On Mon, July 20, 2009 8:09 pm, martin f krafft wrote:
> also sprach Seth Mattinen <firstname.lastname@example.org> [2009.07.19.2052 +0200]:
>> My guess is that the kernel was masking it. A hardware array
>> controller will see it directly since it's not relying on
>> intermediate layers and kick it out of the array. There's
>> absolutely no reason to keep a slow to respond drive in an array
>> even if it's not throwing errors. This is one situation where
>> a hardware array has a distinct advantage.

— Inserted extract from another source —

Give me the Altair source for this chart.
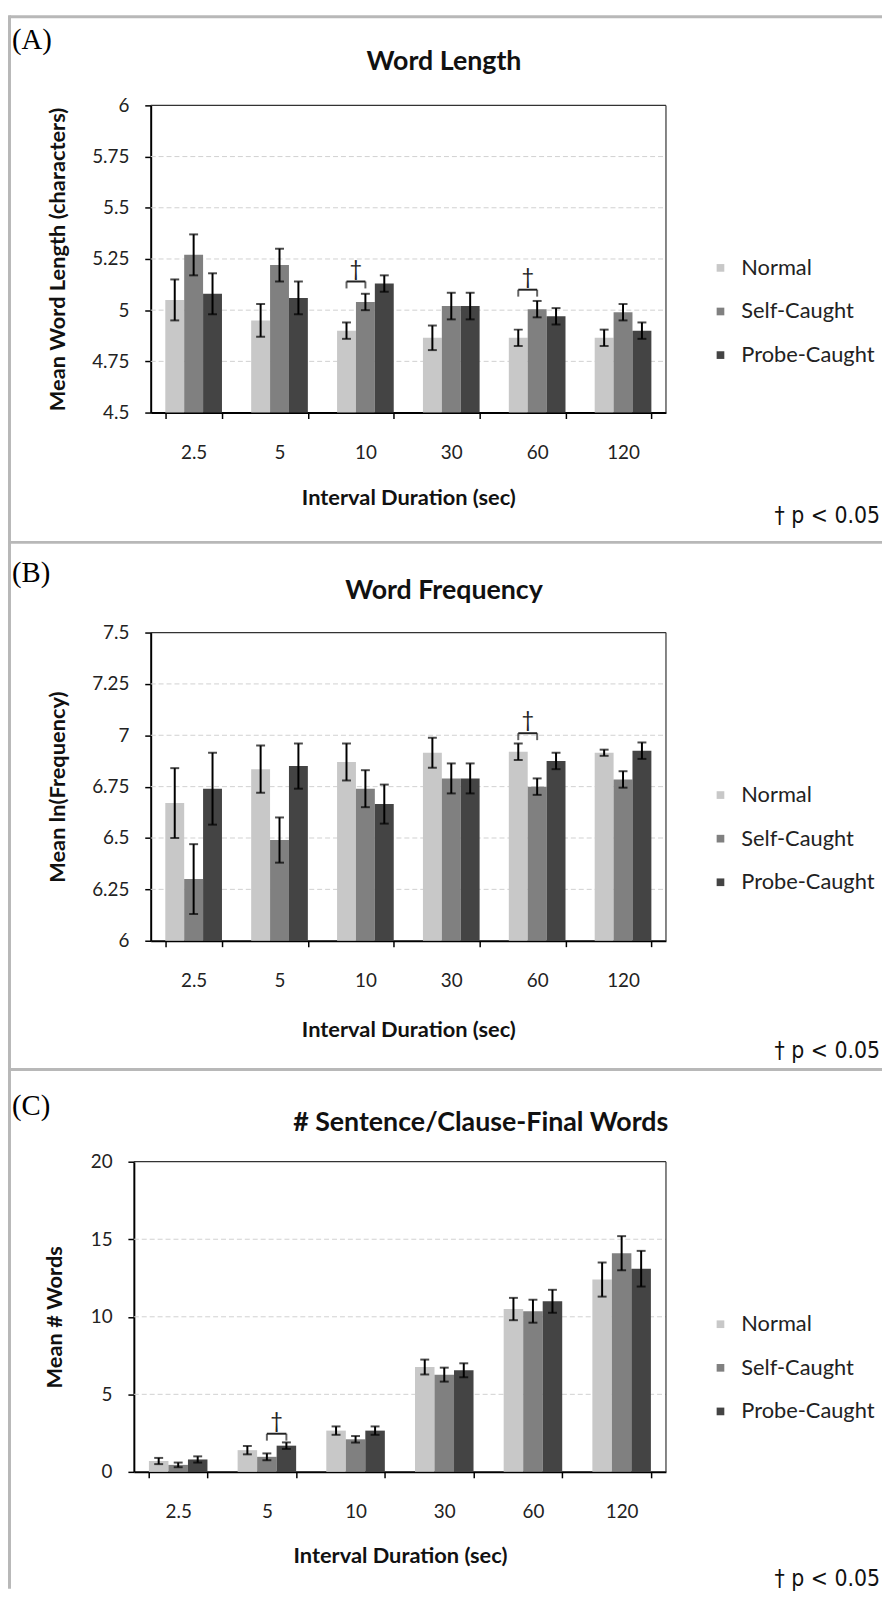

> I agree, and I have forwarded your issue to upstream. However, for
> better results, I suggest you take your issue to
> email@example.com (and CC me). Upstream will prefer to
> respond there.
1/ Why didn't md fail the drive.
'md' doesn't have a sophisticated model of drives. It just submits
requests and waits for replies. The report reports with success or
There is no concept of how long a request should take, so no way to
decide a request took "too long". Such decisions really need to be
made lower down in the driver for the particular device.
There is a flag that can be added to a request: FAILFAST.
If it is set, no error recovery is attempted. If it is not set
lots of error recovery is attempted. Neither of these are ideal. We
really want "try some error recovery, but don't try to hard" ... which
isn't really well defined. But in any case there is no way to ask
for something like that so md doesn't.
Yes, this is a shortcoming. We really need someone who understands
the various failure modes of devices (i.e. not me) to design the
right sort of interface.
2/ Why did md re-add the device.
This is a mystery....
When a device fails, the md core code tries to disconnect it from the
array (which is a different thing from "mdadm --remove"). If there are
any outstanding IO requests this will fail, to be retried later.
I suspect that when it tries, there is still some other IO slowly
retrying so the disconnect doesn't work. Then somehow the faulty drive
is thought to be a spare and is rebuilt.
That shouldn't happen and I haven't convinced my self from looking
at the code that it can happen, so I could be wrong. But it's my
best bet at the moment.... I'll try to look a bit more some time.